A short sale is often the only way to sell your home if you owe more on it than it’s worth. But they are usually harder than you think to pull off and you have to be very careful to get the results you expected.
They Are Harder to Do than May First Appear
In a short sale, a house is sold by “shorting”-underpaying-one or more of the lien holders. They often don’t succeed because:
- Unresponsive mortgage creditors: Your first mortgage lender is often working through a loan servicing company. They tend to not have enough staff and not be well-organized to process short sales.
- Every lien holder has to agree to the deal: By definition in a short sale, there isn’t enough money being paid by the buyer to satisfy everybody. And that means not just the first and second mortgage holders. Often homeowners have other liens on their homes, such as: a third mortgage, an ex-spouse’s trust deed, judgment liens by creditors, utility and municipal liens, child support liens, and property and income tax liens. Some of these creditors may be especially unhappy with you, and any one of them can sink the sale.
- The middlemen often have more to gain than you: Realtors, title companies, appraisers, and sometimes attorneys often get the most benefit from short sales. Realtors need to be creative to make commissions, and understandably tend to be biased towards an option that can make money for them. There are good reasons that unbiased bankruptcy judges and trustees discourage short sales, since they see many where it’s clear that the realtors are the primary beneficiaries.
- The “deficiency balance”: The last thing you want is to continue to owe money to one of your mortgage lenders after the short sale is completed, but sometimes they will insist. In that case you would likely be wise to not proceed with the sale yourself.
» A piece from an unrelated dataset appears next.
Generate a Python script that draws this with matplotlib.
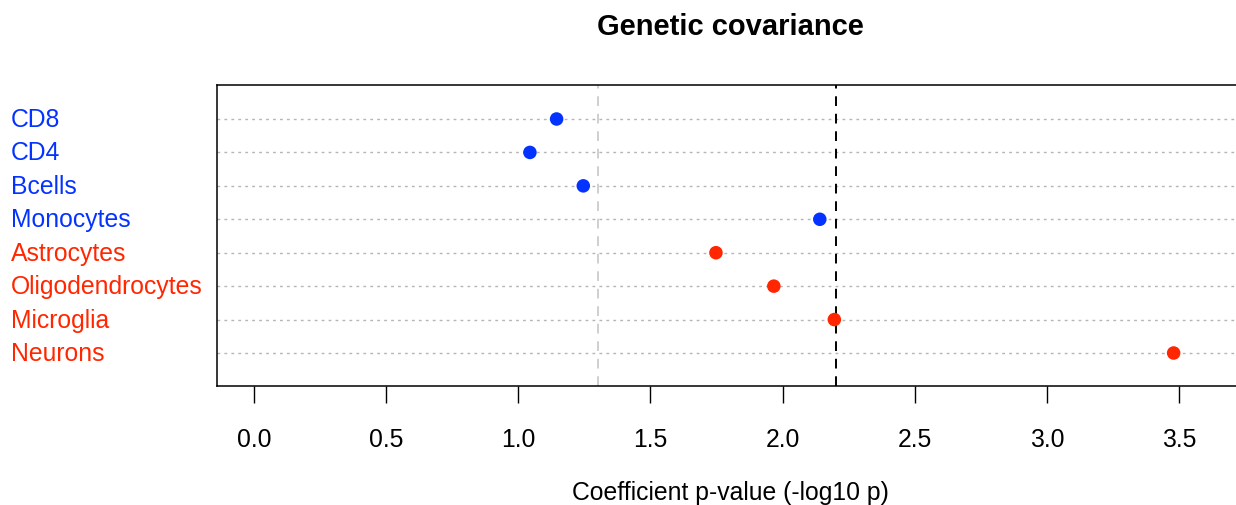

But by that time you may have an angry buyer who believes that you are contractually obligated to sell the house. You don’t want to put yourself into this position.
Your Goal Often Stymied
The main reason for a short sale is that the owner can’t afford the house anymore and so needs and wants to get out.
Even if all your lienholder go along with the deal and accept less money or even no money out of it, the problem is that in many cases you would still owe money to them. Creditors holding the second or third mortgage, or how have judgment/child and spousal support/income tax liens will want to get paid, and often have very aggressive means to pursue you. With the loss of security in the house, the sale may well spur them to use those means. In California, if the lender consents to the short sale then new legislation prohibits them from seeking a deficiency judgment. Please check your state to determine if there is any existing state legislature that prohibits a deficiency judgement for short sales.
The Chapter 13 Alternative
A Chapter 13 bankruptcy may be able to help in two distinct situations better than a short sale. First, it can enable you to keep your home by reducing what you pay to your other creditors, and sometimes what you pay on the home itself. And second, a Chapter 13 case can often buy you more time to sell the house so you’re not trying to do so under pressure.
Chapter 13 in some circumstances can get you out of a second or third mortgage altogether. Very likely it would provide a manageable way to pay any debts that have to be paid, like property or income taxes, or child or spousal support. And instead of worrying about when the next collection axe is going to fall, all collection action stops while you pay what you can afford to pay, while keeping your home, or selling it on a more reasonable schedule.